• RAW RECORDS:
○ ○ ○ ○
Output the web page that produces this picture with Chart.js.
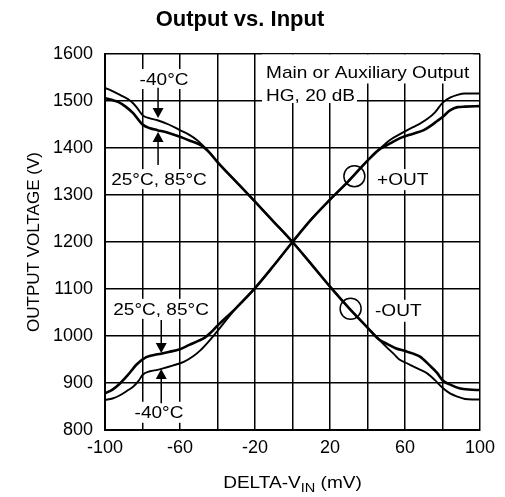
<!DOCTYPE html>
<html>
<head>
<meta charset="utf-8">
<script src="https://cdn.jsdelivr.net/npm/chart.js@4.4.1/dist/chart.umd.min.js"></script>
<style>
  html, body { margin: 0; padding: 0; background: #fff; }
  canvas { display: block; }
</style>
</head>
<body>
<canvas id="chart" width="505" height="497"></canvas>
<script>
// -OUT, 25°C and 85°C (two traces lying on top of each other)
var fallWarmX = [-100,-96,-93,-89,-85,-80,-76,-72,-66,-60,-55,-51,-48,-44,-40,-30,-20,-10,0,10,20,30,40,46,50,55,60,64,68,73,77,80,85,89,94,100];
var fallWarmY = [1506,1502,1498,1488,1474,1450,1442,1438,1432,1424,1416,1410,1404,1389,1370,1328,1286,1243,1200,1153,1105,1060,1018,993,984,974,968,963,956,938,922,906,895,889,886,885];
// -OUT, -40°C
var fallColdX = [-100,-96,-92,-86,-83,-80,-76,-72,-66,-60,-55,-51,-48,-44,-40,-30,-20,-10,0,10,20,30,40,46,50,54,57,61,66,72,76,80,84,88,92,96,100];
var fallColdY = [1528,1521,1513,1499,1486,1470,1463,1459,1450,1438,1428,1417,1406,1389,1370,1328,1286,1243,1200,1153,1105,1060,1018,993,977,962,950,942,932,920,906,890,878,871,866,865,865];
// +OUT, 25°C and 85°C
var riseWarmX = [-100,-96,-92,-88,-83,-78,-72,-66,-60,-55,-50,-47,-44,-40,-30,-20,-10,0,10,20,30,40,46,50,54,58,64,70,74,77,80,84,88,92,100];
var riseWarmY = [878,886,899,916,940,955,961,966,972,981,990,996,1006,1022,1060,1102,1150,1200,1248,1290,1330,1373,1396,1405,1414,1422,1430,1438,1448,1457,1466,1480,1487,1488,1489];
// +OUT, -40°C
var riseColdX = [-100,-96,-92,-88,-85,-82,-80,-76,-72,-64,-58,-53,-49,-45,-41,-30,-20,-10,0,10,20,30,40,46,52,58,64,68,72,76,80,84,88,92,100];
var riseColdY = [864,867,874,884,892,905,917,925,928,937,945,957,970,987,1006,1060,1102,1150,1200,1248,1290,1330,1373,1396,1417,1431,1444,1452,1462,1476,1496,1507,1513,1516,1516];
// circles marking +OUT and -OUT
var markX = [33, 31];
var markY = [1340, 1058];

var xTickLabels = [-100, -60, -20, 20, 60, 100];

var FONT = "'Liberation Sans', Arial, Helvetica, sans-serif";
var STRETCH = 1.12;   // the reference lettering is a bit wider than Arial

function pts(xs, ys) {
    var out = [];
    for (let i = 0; i < xs.length; i++) out.push({x: xs[i], y: ys[i]});
    return out;
}

// notes inside the plot: value position, alignment, white box padding [left, up, right, down]
var notes = [
    {text: 'Main or Auxiliary Output', x: -14.1, y: 1550, align: 'left', pad: [4, 23, 4, 6]},
    {text: 'HG, 20 dB', x: -14.1, y: 1500, align: 'left', pad: [4, 18, 2, 2]},
    {text: '-40°C', x: -68.5, y: 1534, align: 'center', pad: [3, 16, 3, 4]},
    {text: '25°C, 85°C', x: -71.2, y: 1321, align: 'center', pad: [3, 16, 3, 4]},
    {text: '25°C, 85°C', x: -70.1, y: 1045, align: 'center', pad: [3, 16, 3, 4]},
    {text: '-40°C', x: -71.2, y: 826, align: 'center', pad: [3, 16, 3, 5]},
    {text: '+OUT', x: 45.1, y: 1321, align: 'left', pad: [3, 16, 3, 5]},
    {text: '-OUT', x: 44, y: 1043, align: 'left', pad: [3, 16, 3, 6]}
];
// arrows: x, tail value, tip value
var arrows = [
    {x: -71.7, from: 1528, to: 1464},
    {x: -71.7, from: 1364, to: 1434},
    {x: -70.0, from: 1034, to: 964},
    {x: -70.0, from: 857, to: 930}
];

function textWidth(ctx, text) {
    return ctx.measureText(text).width * STRETCH;
}

function drawWide(ctx, text, left, base) {
    ctx.save();
    ctx.translate(left, base);
    ctx.scale(STRETCH, 1);
    ctx.textAlign = 'left';
    ctx.textBaseline = 'alphabetic';
    ctx.fillText(text, 0, 0);
    ctx.restore();
}

var notePlugin = {
    id: 'notes',
    beforeDatasetsDraw(chart) {
        const ctx = chart.ctx, sx = chart.scales.x, sy = chart.scales.y;
        ctx.save();
        ctx.font = '17px ' + FONT;
        ctx.fillStyle = '#fff';
        notes.forEach(n => {
            const w = textWidth(ctx, n.text);
            const px = sx.getPixelForValue(n.x), py = sy.getPixelForValue(n.y);
            const left = n.align === 'center' ? px - w / 2 : px;
            ctx.fillRect(left - n.pad[0], py - n.pad[1], w + n.pad[0] + n.pad[2], n.pad[1] + n.pad[3]);
        });
        ctx.restore();
    },
    afterDatasetsDraw(chart) {
        const ctx = chart.ctx, sx = chart.scales.x, sy = chart.scales.y;
        ctx.save();
        ctx.fillStyle = '#000';
        ctx.strokeStyle = '#000';
        ctx.font = '17px ' + FONT;
        notes.forEach(n => {
            const w = textWidth(ctx, n.text);
            const px = sx.getPixelForValue(n.x), py = sy.getPixelForValue(n.y);
            drawWide(ctx, n.text, n.align === 'center' ? px - w / 2 : px, py);
        });

        // arrows
        ctx.lineWidth = 1.5;
        arrows.forEach(a => {
            const px = sx.getPixelForValue(a.x);
            const y0 = sy.getPixelForValue(a.from), y1 = sy.getPixelForValue(a.to);
            const dir = y1 > y0 ? 1 : -1;
            const head = 10;
            ctx.beginPath();
            ctx.moveTo(px, y0);
            ctx.lineTo(px, y1 - dir * head);
            ctx.stroke();
            ctx.beginPath();
            ctx.moveTo(px, y1);
            ctx.lineTo(px - 5.5, y1 - dir * head);
            ctx.lineTo(px + 5.5, y1 - dir * head);
            ctx.closePath();
            ctx.fill();
        });

        // x axis title with subscript
        const parts = [
            {text: 'DELTA-V', size: 17, dy: 0},
            {text: 'IN', size: 13, dy: 4},
            {text: ' (mV)', size: 17, dy: 0}
        ];
        let total = 0;
        parts.forEach(p => { ctx.font = p.size + 'px ' + FONT; p.w = textWidth(ctx, p.text); total += p.w; });
        let cx = (chart.chartArea.left + chart.chartArea.right) / 2 - total / 2;
        const base = 488;
        parts.forEach(p => {
            ctx.font = p.size + 'px ' + FONT;
            drawWide(ctx, p.text, cx, base + p.dy);
            cx += p.w;
        });
        ctx.restore();
    }
};

var tickFont = {family: FONT, size: 18};

new Chart(document.getElementById('chart'), {
    type: 'line',
    data: {
        datasets: [
            {label: '-OUT 25/85', data: pts(fallWarmX, fallWarmY), borderColor: '#000', borderWidth: 2.6, pointRadius: 0, cubicInterpolationMode: 'monotone'},
            {label: '-OUT -40', data: pts(fallColdX, fallColdY), borderColor: '#000', borderWidth: 1.9, pointRadius: 0, cubicInterpolationMode: 'monotone'},
            {label: '+OUT 25/85', data: pts(riseWarmX, riseWarmY), borderColor: '#000', borderWidth: 2.6, pointRadius: 0, cubicInterpolationMode: 'monotone'},
            {label: '+OUT -40', data: pts(riseColdX, riseColdY), borderColor: '#000', borderWidth: 1.9, pointRadius: 0, cubicInterpolationMode: 'monotone'},
            {label: 'marks', type: 'scatter', data: pts(markX, markY), showLine: false,
             pointRadius: 10.5, pointBorderWidth: 1.5, pointBorderColor: '#000', pointBackgroundColor: 'rgba(0,0,0,0)'}
        ]
    },
    options: {
        responsive: false,
        animation: false,
        events: [],
        layout: {padding: {left: 0, right: 25, top: 0, bottom: 0}},
        plugins: {
            legend: {display: false},
            tooltip: {enabled: false},
            title: {
                display: true,
                text: 'Output vs. Input',
                color: '#000',
                font: {family: FONT, size: 22, weight: 'bold', lineHeight: 1.2},
                padding: {top: 7, bottom: 20.6}
            }
        },
        scales: {
            x: {
                type: 'linear',
                min: -100,
                max: 100,
                grid: {color: '#000', lineWidth: 1.5, drawTicks: false},
                border: {color: '#000', width: 2},
                ticks: {
                    stepSize: 20,
                    autoSkip: false,
                    maxRotation: 0,
                    color: '#000',
                    font: tickFont,
                    padding: 7,
                    callback: v => xTickLabels.includes(v) ? String(v) : ''
                },
                afterFit: s => { s.height = 67; }
            },
            y: {
                min: 800,
                max: 1600,
                grid: {color: '#000', lineWidth: 1.5, drawTicks: false},
                border: {color: '#000', width: 2},
                ticks: {stepSize: 100, color: '#000', font: tickFont, padding: 12, callback: v => String(v)},
                title: {
                    display: true,
                    text: 'OUTPUT VOLTAGE (V)',
                    color: '#000',
                    font: {family: FONT, size: 17, lineHeight: 1.2},
                    padding: {top: 24, bottom: 0}
                },
                afterFit: s => { s.width = 105; }
            }
        }
    },
    plugins: [notePlugin]
});
</script>
</body>
</html>
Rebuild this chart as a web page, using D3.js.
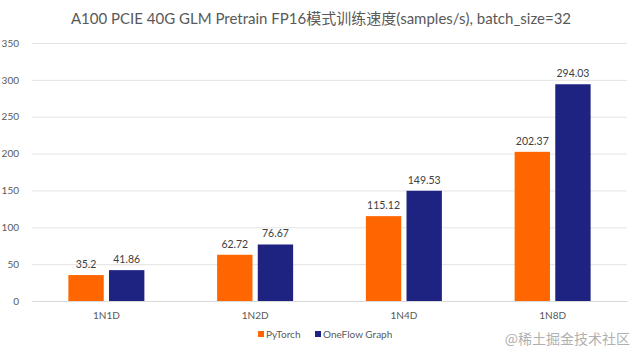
○ ○ ○ ○
For each line of the entries that includes "this", show that line.

Output the web page that produces this picture with Chart.js.
Rebuild this chart as a web page, using D3.js.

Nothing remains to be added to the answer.